Why Willow Google Quantum Chip Will Change the Computing Landscape in the Next Years
A real quantum leap in the future
In the world of quantum computing, 2024 marks a pivotal year with Google's recent announcement of its groundbreaking quantum chip, Willow.
A step forward in the quantum realm, Willow brings a new level of promise, potential, and concern to the forefront of technology. As quantum computing inches closer to real-world applications, Willow’s advancements signal transformative shifts across industries, from cryptography to artificial intelligence, and possibly redefine how we understand computation itself.
Crossing the Quantum Error Correction Threshold
One of the most critical hurdles in quantum computing has been error rates. Quantum systems, traditionally plagued by inaccuracies, grow more error-prone as their complexity increases. Willow, however, represents a quantum leap in error correction. With improved design and fabrication, Google’s chip has surpassed a vital milestone—a critical error correction threshold—where the system’s accuracy improves as it scales to larger numbers of qubits.
This breakthrough is monumental. It means that, for the first time, adding more qubits to a quantum system does not exacerbate error rates but instead helps mitigate them. The chip has shown an ability to complete computations previously thought impossible: tasks that would take classical supercomputers septillion years (10^25) to accomplish can now be completed in five minutes. This achievement demonstrates that quantum systems can now operate with a level of reliability that hints at broader, real-world applications in the near future.
The Daunting Road to Fault Tolerance
While Willow’s error rate improvement is impressive, true fault tolerance remains an elusive goal. Google’s quantum team needs to improve error rates by several orders of magnitude—from 10^-3 to 10^-6—a significant challenge. Despite these technical hurdles, the progress made from 53 qubits to 105 qubits over the past five years highlights the accelerating pace of innovation. This scaling suggests that quantum computing could achieve commercially relevant applications in fields like materials science, optimization problems, and cryptography sooner than expected.
Competition in the Quantum Computing Space
Google’s Willow is not alone in this race. Companies like IBM and startups such as IONQ have also made strides in quantum computing. IBM’s Eagle processor, with 127 qubits, set a benchmark in 2021, and their ongoing efforts focus on modular quantum processors that could scale up to thousands of qubits. Similarly, InQ’s approach leverages trapped-ion technology, offering a different path to reliable quantum computation.
A common theme across competitors is the shift from massive, physics-intensive setups to wafer-based quantum chips, signaling a move toward more compact and scalable designs. This evolution is crucial for quantum systems to transition from experimental physics laboratories to commercial data centers.
Implications for Cryptography and Blockchain
Willow’s potential capabilities have reignited debates in the blockchain and cryptography communities. Modern cryptographic protocols, such as those underpinning Bitcoin and Ethereum, rely on the difficulty of certain mathematical problems—problems that quantum computers could potentially solve in seconds.
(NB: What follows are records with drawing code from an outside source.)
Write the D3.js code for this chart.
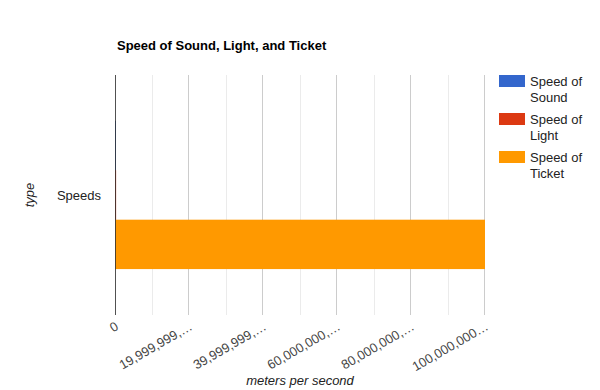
<!DOCTYPE html>
<html>
<head>
<meta charset="utf-8">
<script src="https://cdn.jsdelivr.net/npm/d3@7/dist/d3.min.js"></script>
<style>
  html, body { margin: 0; padding: 0; background: #fff; }
  svg { display: block; font-family: Arial, "Liberation Sans", sans-serif; }
</style>
</head>
<body>
<svg id="chart" width="600" height="390"></svg>
<script>
// ---- data ----
const categories = ["Speeds"];
const seriesNames = ["Speed of Sound", "Speed of Light", "Speed of Ticket"];
const seriesValues = [343, 299792, 100000000];
const seriesColors = ["#3366cc", "#dc3912", "#ff9900"];
const legendLines = [["Speed of", "Sound"], ["Speed of", "Light"], ["Speed of", "Ticket"]];
const xTickValues = [0, 20000000, 40000000, 60000000, 80000000, 100000000];
const xTickLabels = ["0", "19,999,999,\u2026", "39,999,999,\u2026", "60,000,000,\u2026", "80,000,000,\u2026", "100,000,000\u2026"];
const xMinorValues = [10000000, 30000000, 50000000, 70000000, 90000000];
const titleText = "Speed of Sound, Light, and Ticket";
const xTitle = "meters per second";
const yTitle = "type";

// ---- layout ----
const svg = d3.select("#chart");
const W = 600, H = 390;
const m = { left: 115, right: 115, top: 75, bottom: 75 };
const iw = W - m.left - m.right, ih = H - m.top - m.bottom;

const x = d3.scaleLinear().domain([0, 100000000]).range([m.left, m.left + iw]);
const y = d3.scaleBand().domain(categories).range([m.top, m.top + ih]).paddingInner(0).paddingOuter(0.31);
const ySub = d3.scaleBand().domain(seriesNames).range([0, y.bandwidth()]).padding(0);

// title
svg.append("text").attr("x", 117).attr("y", 50)
  .attr("font-size", 13).attr("font-weight", "bold").attr("fill", "#000")
  .text(titleText);

// gridlines
const g = svg.append("g");
g.selectAll("line.minor").data(xMinorValues).join("line")
  .attr("x1", d => Math.round(x(d)) + 0.5).attr("x2", d => Math.round(x(d)) + 0.5)
  .attr("y1", m.top).attr("y2", m.top + ih)
  .attr("stroke", "#ebebeb").attr("stroke-width", 1);
g.selectAll("line.major").data(xTickValues.slice(1)).join("line")
  .attr("x1", d => Math.round(x(d)) - 0.5).attr("x2", d => Math.round(x(d)) - 0.5)
  .attr("y1", m.top).attr("y2", m.top + ih)
  .attr("stroke", "#cccccc").attr("stroke-width", 1);

// bars
const data = seriesNames.map((s, i) => ({ cat: categories[0], name: s, value: seriesValues[i], color: seriesColors[i] }));
svg.append("g").selectAll("rect").data(data).join("rect")
  .attr("x", x(0))
  .attr("y", d => y(d.cat) + ySub(d.name))
  .attr("width", d => Math.max(0, x(d.value) - x(0)))
  .attr("height", ySub.bandwidth())
  .attr("fill", d => d.color);

// tinted baseline segments (series colour showing through thin bars)
svg.append("g").selectAll("line").data(data).join("line")
  .attr("x1", x(0) + 0.5).attr("x2", x(0) + 0.5)
  .attr("y1", d => y(d.cat) + ySub(d.name))
  .attr("y2", d => y(d.cat) + ySub(d.name) + ySub.bandwidth())
  .attr("stroke", d => d.color).attr("stroke-width", 1);

// baseline
svg.append("line")
  .attr("x1", x(0) + 0.5).attr("x2", x(0) + 0.5)
  .attr("y1", m.top).attr("y2", m.top + ih)
  .attr("stroke", "#333").attr("stroke-width", 1).attr("stroke-opacity", 0.85);

// x tick labels (slanted)
svg.append("g").selectAll("text").data(xTickValues).join("text")
  .attr("transform", d => `translate(${x(d) + 2},${m.top + ih + 10}) rotate(-30)`)
  .attr("text-anchor", "end").attr("dy", "0.35em")
  .attr("font-size", 13).attr("fill", "#444")
  .text((d, i) => xTickLabels[i]);

// y category label
svg.append("g").selectAll("text").data(categories).join("text")
  .attr("x", 101).attr("y", d => y(d) + y.bandwidth() / 2).attr("dy", "0.35em")
  .attr("text-anchor", "end").attr("font-size", 13).attr("fill", "#222")
  .text(d => d);

// axis titles
svg.append("text").attr("x", m.left + iw / 2).attr("y", 385)
  .attr("text-anchor", "middle").attr("font-size", 13).attr("font-style", "italic").attr("fill", "#222")
  .text(xTitle);
svg.append("text").attr("transform", `translate(34,${y(categories[0]) + y.bandwidth() / 2}) rotate(-90)`)
  .attr("text-anchor", "middle").attr("font-size", 13).attr("font-style", "italic").attr("fill", "#222")
  .text(yTitle);

// legend
const lg = svg.append("g").selectAll("g").data(seriesNames).join("g")
  .attr("transform", (d, i) => `translate(499,${75 + i * 38})`);
lg.append("rect").attr("width", 26).attr("height", 12).attr("fill", (d, i) => seriesColors[i]);
lg.append("text").attr("x", 31).attr("y", 10.5).attr("font-size", 13).attr("fill", "#222")
  .selectAll("tspan").data((d, i) => legendLines[i]).join("tspan")
  .attr("x", 31).attr("dy", (d, j) => j === 0 ? 0 : 16.5)
  .text(d => d);
</script>
</body>
</html>
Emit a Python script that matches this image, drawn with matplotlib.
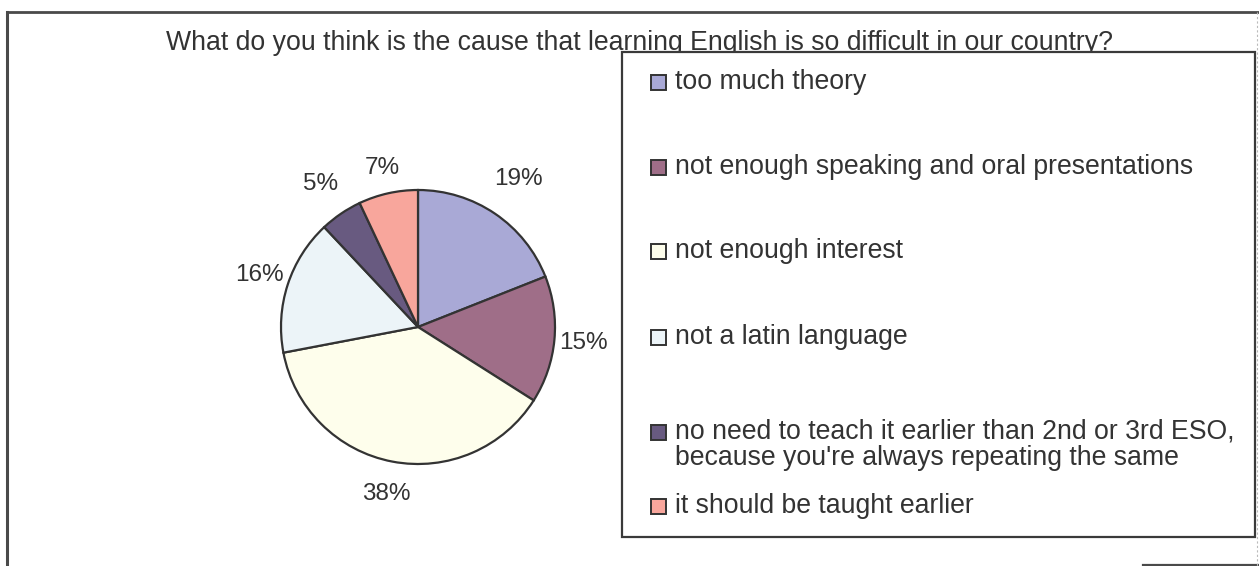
import numpy as np
import matplotlib
matplotlib.use("Agg")
import matplotlib.pyplot as plt
from matplotlib.patches import Rectangle
from matplotlib.lines import Line2D

# Survey answers
categories = [
    "too much theory",
    "not enough speaking and oral presentations",
    "not enough interest",
    "not a latin language",
    "no need to teach it earlier than 2nd or 3rd ESO,\nbecause you're always repeating the same",
    "it should be taught earlier",
]
shares = [19, 15, 38, 16, 5, 7]
colors = ["#A9A9D6", "#9F6E88", "#FEFEEC", "#ECF4F8", "#685A80", "#F8A69C"]
title = "What do you think is the cause that learning English is so difficult in our country?"

W, H = 1259, 566
DPI = 100
fig = plt.figure(figsize=(W / DPI, H / DPI), dpi=DPI)
plt.rcParams["font.family"] = ["Liberation Sans", "DejaVu Sans"]
TXT = "#333333"
FS = 19.2
FS_PCT = 17.5


def fx(px):
    return px / W


def fy(py):
    return 1 - py / H


# outer chart frame
frame_col = "#4a4a4a"
fig.add_artist(Line2D([fx(7), fx(7)], [fy(12), fy(566)], color=frame_col, lw=2.2))
fig.add_artist(Line2D([fx(7), fx(1259)], [fy(12), fy(12)], color=frame_col, lw=2.0))
fig.add_artist(Line2D([fx(1143), fx(1259)], [fy(565), fy(565)], color=frame_col, lw=1.6))
fig.add_artist(Line2D([fx(1257), fx(1257)], [fy(12), fy(566)], color="#bbbbbb", lw=0.8,
                      linestyle=(0, (2, 2))))

# title
fig.text(fx(640), fy(50), title, ha="center", va="baseline", fontsize=FS, color=TXT)

# pie
cx, cy, r = 418, 327, 137
ax = fig.add_axes([fx(cx - r), fy(cy + r), (2 * r) / W, (2 * r) / H])
wedges, _, pct_texts = ax.pie(
    shares, colors=colors, startangle=90, counterclock=False,
    autopct=lambda p: f"{p:.0f}%", pctdistance=1.22,
    wedgeprops=dict(edgecolor="#333333", linewidth=1.6),
    textprops=dict(fontsize=FS_PCT, color=TXT))
# percentage labels sit just outside the rim, a little further out on diagonals
label_dist = [1.31, 1.21, 1.24, 1.22, 1.26, 1.19]
for w, t, d in zip(wedges, pct_texts, label_dist):
    ang = np.deg2rad((w.theta1 + w.theta2) / 2)
    t.set_position((d * np.cos(ang), d * np.sin(ang)))
    t.set_ha("center")
    t.set_va("center")
ax.set_xlim(-1, 1)
ax.set_ylim(-1, 1)
ax.set_aspect("equal")
ax.axis("off")

# legend box (drawn over the title)
lx0, ly0, lx1, ly1 = 622, 52, 1255, 537
fig.add_artist(Rectangle((fx(lx0), fy(ly1)), fx(lx1) - fx(lx0), fy(ly0) - fy(ly1),
                         facecolor="white", edgecolor="#3a3a3a", lw=1.6, zorder=5))
entry_y = [82, 167, 251, 337, 432, 506]
line_step = 26
msz = 15
for label, col, yy in zip(categories, colors, entry_y):
    fig.add_artist(Rectangle((fx(651), fy(yy + msz / 2)), msz / W, msz / H,
                             facecolor=col, edgecolor="#333333", lw=1.4, zorder=6))
    for k, line in enumerate(label.split("\n")):
        fig.text(fx(675), fy(yy + k * line_step), line, ha="left", va="center",
                 fontsize=FS, color=TXT, zorder=7)

fig.savefig("out.png", dpi=DPI)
This raises significant concerns about transaction authorization, proof-of-work mining, and the security of dormant Bitcoin wallets.
While quantum-resistant cryptographic algorithms exist and Ethereum has committed to adopting quantum-secure protocols, Bitcoin faces a unique challenge. Maintaining Bitcoin’s ethos of ossification—its resistance to change—while addressing quantum risks is a delicate balancing act. Longtime Bitcoin developers, including Jameson Lopp, are actively exploring solutions to ensure the network’s integrity remains intact before quantum threats become tangible.
Potential Applications of Quantum Computing
Beyond cryptography, the implications of quantum computing are vast:
Drug Discovery and Material Science: Quantum computers could simulate molecular interactions at an unprecedented level, accelerating the development of new drugs and materials.
Optimization Problems: Industries like logistics, finance, and energy could leverage quantum algorithms to solve optimization problems that are infeasible for classical systems.
Artificial Intelligence: Enhanced machine learning models could emerge from quantum computing’s ability to process complex datasets and algorithms more efficiently.
Climate Modeling: Quantum systems may enable precise modeling of climate systems, providing insights into mitigation strategies and renewable energy optimization.
From Physics Labs to Commercial Data Centers
One of the most exciting aspects of Willow and its contemporaries is the transition from massive setups requiring highly controlled environments to more scalable, chip-based architectures. This shift could pave the way for quantum computing to be integrated into existing data center infrastructures, democratizing access and expanding its applications.
A Paradigm Shift in Computing
Willow’s advancements herald a new era in computing, with profound implications for technology and society. While challenges remain—particularly in achieving true fault tolerance and addressing security concerns—the progress made so far suggests that quantum computing is on the brink of practical utility. As companies like Google, IBM, and others continue to push the boundaries, the potential for a quantum-powered future becomes increasingly tangible. Willow may very well be the catalyst that redefines our computational landscape, forever changing how we solve problems, secure data, and advance technology.